As much of the chatter around the ruling also shows, though, the boundaries to politics remain very wide. We have used the space within them to battle, dividing into hostile political cultures that have alienated each other to the point where shared national identity, common norms of morality or principle or “sense” or decency, and common ground for deliberation, no longer exist. The alienation has been building for decades. And while no one likes it, the two “sides” will, rather than defuse it, blame each other for starting it.
In this deepening bipolar alienation, any shared norms, any national comity, have been declining – and now, in Donald Trump’s exceptionally energetic partisanship, the decline has reached perhaps its logical end. Note that he did not start this degrading of norms – the “woke” left’s suppression of speech it found disagreeable was itself a next-level accelerant, just a few years ago. But, at what now looks like a culmination point, the culminator – a term Trump might use to describe himself – becomes the focus.
Left and right, on top of their long-running partisan trench warfare, have made defeating, or winning with, Trump their highest objective, almost a definition of political victory. In the process, all the arguments over economic regulation or unfettered business conduct, for or against the rule of might in international affairs, all are reduced to rallying cries for or against him. Making Trump the issue has renewed the partisans’ claim on people’s political energy.
This reduction of discourse would have happened with or without Trump. But the average voter has been growing weary of the bipolar kabuki – both Democrats and Republicans now stand at or near historic lows of popular approval. Young people were already dropping out of political discourse. Cynicism abounds, apparently justified by the universal corruption confirmed by the Epstein files. Once Trump himself is gone, the bipolar politics will continue, but with even less – vanishingly little – passion about anything political, on either side.
And yet America will need government, and there will be differences of opinion, genuinely concerned with what courses it should follow. With no respected arena for deliberative discourse, can the nation have any cogent government? If not, will other ambitious politicians mount more forceful attacks on the Constitutional boundaries?
In addition to a structure like the Constitution’s, a working society has to have workable norms for public discourse, social order, and principles to guide decision making. Today Americans may be getting a sense that those will have be built, from ground zero.

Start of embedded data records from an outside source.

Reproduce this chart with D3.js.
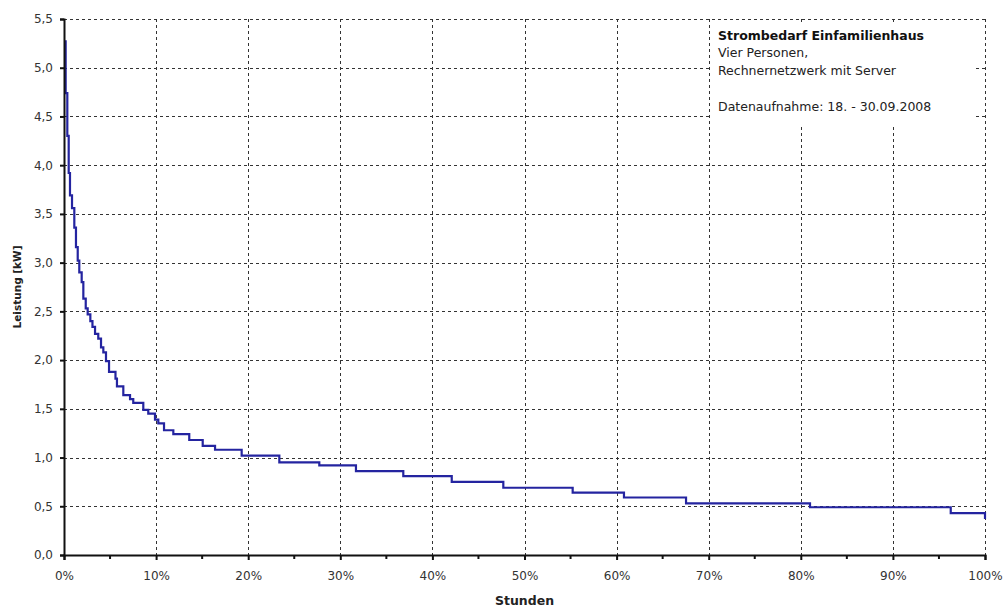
<!DOCTYPE html>
<html><head><meta charset="utf-8">
<script src="https://cdn.jsdelivr.net/npm/d3@7"></script>
<style>
html,body{margin:0;padding:0;background:#fff;}
svg{display:block;}
text{font-family:"DejaVu Sans",Verdana,sans-serif;}
</style></head>
<body>
<svg id="chart" width="1005" height="608"></svg>
<script>
// ---- data ----
const pctBreaks = [0, 0.18, 0.36, 0.51, 0.65, 0.87, 1.12, 1.30, 1.49, 1.66, 1.92, 2.10, 2.36, 2.57, 2.86, 3.09, 3.37, 3.72, 4.02, 4.27, 4.56, 4.89, 5.59, 5.75, 6.44, 7.17, 7.52, 8.61, 9.15, 9.88, 10.24, 10.86, 11.87, 13.60, 15.06, 16.40, 19.29, 23.38, 27.72, 31.70, 36.84, 42.10, 47.70, 55.23, 60.80, 67.54, 81.00, 96.28, 100];
const kwLevels = [5.27, 4.74, 4.30, 3.92, 3.69, 3.56, 3.36, 3.16, 3.02, 2.90, 2.80, 2.63, 2.53, 2.47, 2.40, 2.34, 2.27, 2.22, 2.13, 2.08, 1.99, 1.88, 1.81, 1.73, 1.64, 1.60, 1.56, 1.49, 1.45, 1.39, 1.35, 1.28, 1.24, 1.18, 1.12, 1.08, 1.02, 0.95, 0.92, 0.86, 0.81, 0.75, 0.69, 0.64, 0.59, 0.53, 0.49, 0.43, 0.37];
const xTickValues = [0, 10, 20, 30, 40, 50, 60, 70, 80, 90, 100];
const xMinorTicks = [5, 15, 25, 35, 45, 55, 65, 75, 85, 95];
const yTickValues = [0, 0.5, 1.0, 1.5, 2.0, 2.5, 3.0, 3.5, 4.0, 4.5, 5.0, 5.5];
const xTitle = "Stunden";
const yTitle = "Leistung [kW]";
const infoTitle = "Strombedarf Einfamilienhaus";
const infoLines = ["Vier Personen,", "Rechnernetzwerk mit Server", "", "Datenaufnahme: 18. - 30.09.2008"];

// ---- layout ----
const svg = d3.select("#chart");
const L = 64, R = 985, T = 19, B = 555;
const x = d3.scaleLinear().domain([0, 100]).range([L, R]);
const y = d3.scaleLinear().domain([0, 5.5]).range([B, T]);
const fmtY = d => d3.format(".1f")(d).replace(".", ",");

svg.append("rect").attr("width", 1005).attr("height", 608).attr("fill", "#fff");

// grid
const grid = svg.append("g").attr("stroke", "#333").attr("stroke-width", 1).attr("stroke-dasharray", "3,3").attr("shape-rendering", "crispEdges");
grid.selectAll(".gx").data(xTickValues.slice(1)).join("line")
  .attr("x1", d => Math.round(x(d)) + 0.5).attr("x2", d => Math.round(x(d)) + 0.5)
  .attr("y1", T).attr("y2", B);
grid.selectAll(".gy").data(yTickValues.slice(1)).join("line")
  .attr("y1", d => Math.round(y(d)) + 0.5).attr("y2", d => Math.round(y(d)) + 0.5)
  .attr("x1", L).attr("x2", R);

// info box (covers grid)
svg.append("rect").attr("x", 710).attr("y", 23).attr("width", 263).attr("height", 104).attr("fill", "#fff");
const info = svg.append("text").attr("x", 718).attr("y", 40).attr("fill", "#111").attr("font-size", 12.5);
info.append("tspan").attr("font-weight", "bold").text(infoTitle);
const lineY = [57, 75, 93, 111];
infoLines.forEach((t, i) => {
  if (t) svg.append("text").attr("x", 718).attr("y", lineY[i]).attr("fill", "#222").attr("font-size", 12.5).text(t);
});

// curve
const pts = pctBreaks.map((p, i) => [p, kwLevels[i]]);
const line = d3.line().x(d => x(d[0])).y(d => y(d[1])).curve(d3.curveStepAfter);
svg.append("path").datum(pts).attr("d", line)
  .attr("fill", "none").attr("stroke", "#2424a0").attr("stroke-width", 2.2);

// axes
const xAxis = d3.axisBottom(x).tickValues(xTickValues).tickFormat(d => d + "%").tickSize(5).tickPadding(11);
const gx = svg.append("g").attr("transform", `translate(0,${B})`).call(xAxis);
gx.select(".domain").attr("stroke", "#111").attr("stroke-width", 2);
gx.selectAll(".tick line").attr("stroke", "#111").attr("stroke-width", 2);
gx.selectAll(".tick text").attr("font-family", '"DejaVu Sans",sans-serif').attr("font-size", 12).attr("fill", "#333");
gx.append("g").selectAll("line").data(xMinorTicks).join("line")
  .attr("x1", d => x(d)).attr("x2", d => x(d)).attr("y1", 0).attr("y2", 4)
  .attr("stroke", "#111").attr("stroke-width", 2);

const yAxis = d3.axisLeft(y).tickValues(yTickValues).tickFormat(fmtY).tickSize(4).tickPadding(7);
const gy = svg.append("g").attr("transform", `translate(${L},0)`).call(yAxis);
gy.select(".domain").attr("stroke", "#111").attr("stroke-width", 2);
gy.selectAll(".tick line").attr("stroke", "#111").attr("stroke-width", 2);
gy.selectAll(".tick text").attr("font-family", '"DejaVu Sans",sans-serif').attr("font-size", 12).attr("fill", "#333");

// titles
svg.append("text").attr("x", (L + R) / 2).attr("y", 605).attr("text-anchor", "middle")
  .attr("font-weight", "bold").attr("font-size", 12.5).attr("fill", "#222").text(xTitle);
svg.append("text").attr("transform", `translate(21,${(T + B) / 2}) rotate(-90)`).attr("text-anchor", "middle")
  .attr("font-family", '"Liberation Sans",Arial,sans-serif')
  .attr("font-weight", "bold").attr("font-size", 10.5).attr("fill", "#222").text(yTitle);
</script>
</body></html>
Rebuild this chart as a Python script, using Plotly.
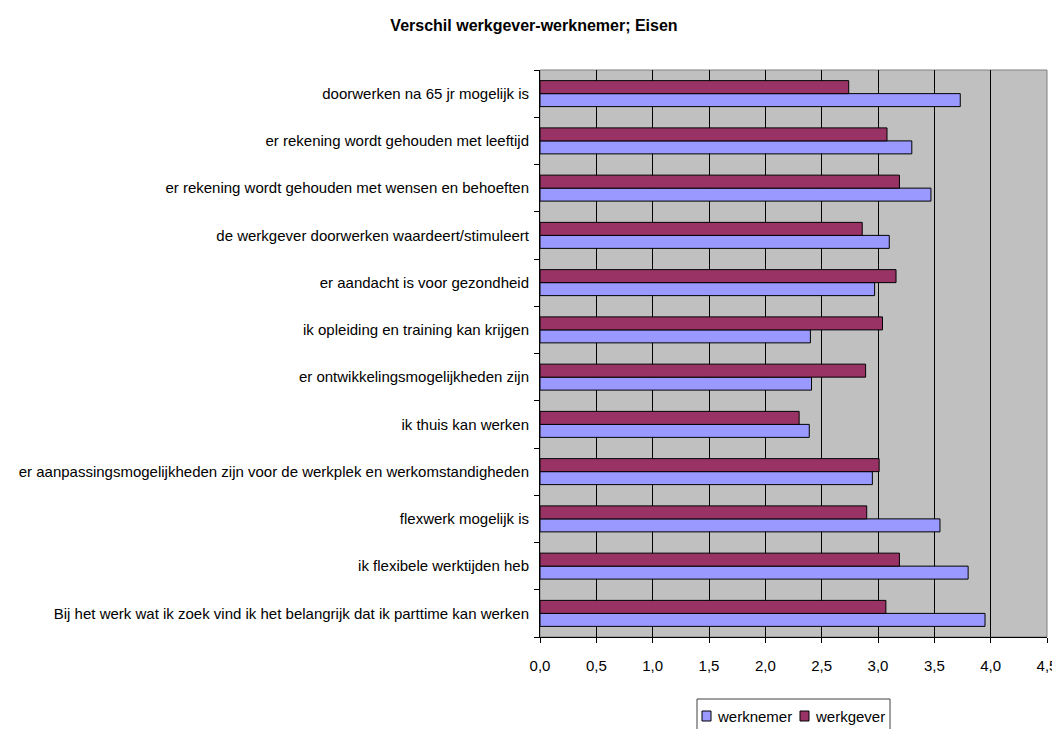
import plotly.graph_objects as go

categories = [
    "Bij het werk wat ik zoek vind ik het belangrijk dat ik parttime kan werken",
    "ik flexibele werktijden heb",
    "flexwerk mogelijk is",
    "er aanpassingsmogelijkheden zijn voor de werkplek en werkomstandigheden",
    "ik thuis kan werken",
    "er ontwikkelingsmogelijkheden zijn",
    "ik opleiding en training kan krijgen",
    "er aandacht is voor gezondheid",
    "de werkgever doorwerken waardeert/stimuleert",
    "er rekening wordt gehouden met wensen en behoeften",
    "er rekening wordt gehouden met leeftijd",
    "doorwerken na 65 jr mogelijk is",
]
werknemer = [3.95, 3.80, 3.55, 2.95, 2.39, 2.41, 2.40, 2.97, 3.10, 3.47, 3.30, 3.73]
werkgever = [3.07, 3.19, 2.90, 3.01, 2.30, 2.89, 3.04, 3.16, 2.86, 3.19, 3.08, 2.74]
series_names = ["werknemer", "werkgever"]
series_colors = ["#9999FF", "#993366"]
x_ticks = [0, 0.5, 1.0, 1.5, 2.0, 2.5, 3.0, 3.5, 4.0, 4.5]

FONT = "Liberation Sans, Arial, sans-serif"

# figure geometry (page body adds an 8px offset, so the figure is 1052x721)
W, H = 1052, 721
ML, MR, MT, MB = 532, 13, 62, 92
PW, PH = W - ML - MR, H - MT - MB


def px(xp):
    return (xp - ML) / PW


def py(yp):
    return (H - MB - yp) / PH


fig = go.Figure()
for name, vals, col in zip(series_names, [werknemer, werkgever], series_colors):
    fig.add_trace(go.Bar(
        y=categories, x=vals, orientation="h", name=name,
        marker=dict(color=col, line=dict(color="#000000", width=1)),
    ))

fig.update_layout(
    template="none",
    width=W, height=H,
    margin=dict(l=ML, r=MR, t=MT, b=MB, autoexpand=False),
    paper_bgcolor="#FFFFFF",
    plot_bgcolor="#C0C0C0",
    separators=",.",
    barmode="group",
    bargap=0.45,
    bargroupgap=0,
    font=dict(family=FONT, size=15, color="#000000"),
    title=dict(
        text="<b>Verschil werkgever-werknemer; Eisen</b>",
        x=0.5, xanchor="center", y=1 - 17 / H, yanchor="middle",
        font=dict(family=FONT, size=16, color="#000000"),
    ),
    showlegend=False,
    xaxis=dict(
        range=[0, 4.5], tickvals=x_ticks, tickformat=".1f",
        showgrid=True, gridcolor="#000000", gridwidth=1,
        showline=True, linecolor="#000000", linewidth=1, mirror=False,
        ticks="outside", ticklen=5, tickcolor="#000000",
        ticklabelstandoff=10,
        tickfont=dict(family=FONT, size=15),
        zeroline=False, fixedrange=True, automargin=False,
    ),
    yaxis=dict(
        type="category", categoryorder="array", categoryarray=categories,
        showline=True, linecolor="#000000", linewidth=1,
        ticks="outside", tickson="boundaries", ticklen=5, tickcolor="#000000",
        showgrid=False, ticklabelstandoff=7,
        tickfont=dict(family=FONT, size=15),
        fixedrange=True, automargin=False, zeroline=False,
    ),
)

# top/right border of plot area (gray)
fig.add_shape(type="rect", xref="paper", yref="paper", x0=0, x1=1, y0=0, y1=1,
              line=dict(color="#808080", width=1), fillcolor="rgba(0,0,0,0)", layer="below")

# legend box drawn by hand to match the reference's compact legend
fig.add_shape(type="rect", xref="paper", yref="paper",
              x0=px(689), x1=px(882), y0=py(691), y1=py(735),
              line=dict(color="#404040", width=1), fillcolor="#FFFFFF")
for i, (name, col) in enumerate(zip(series_names, series_colors)):
    x_sq = 694 + i * 98
    fig.add_shape(type="rect", xref="paper", yref="paper",
                  x0=px(x_sq), x1=px(x_sq + 9), y0=py(713), y1=py(703),
                  line=dict(color="#000000", width=1), fillcolor=col)
    fig.add_annotation(text=name, xref="paper", yref="paper",
                       x=px(x_sq + 13), y=py(708), xanchor="left", yanchor="middle",
                       showarrow=False, font=dict(family=FONT, size=15, color="#000000"))

fig.write_html("out.html")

Ground zero starts with what America is, at bottom, for all Americans. The only statement of who we are comes in the nation’s self-conception in the Declaration of Independence. That Declaration announced a new “People,” and only identified that People as “We” who hold certain Truths to be self evident. Those are, of course, that all humans are equally endowed with unalienable rights to live as they choose, and that governments exist to secure those rights, by consent of the governed. Unfortunately, the bare words have long been dissected into hostile interpretations to feed the partisan battles. The question is whether each American will start to look at the actual tenets as a common national creed, connecting as well as liberating each and all, transcending the bipolar divide. Perhaps, if indeed that game of division has exhausted the energy behind the division, if the last gasp of passion has blown out over one pathological catalyst, Americans as a body might step back and realize who we really are.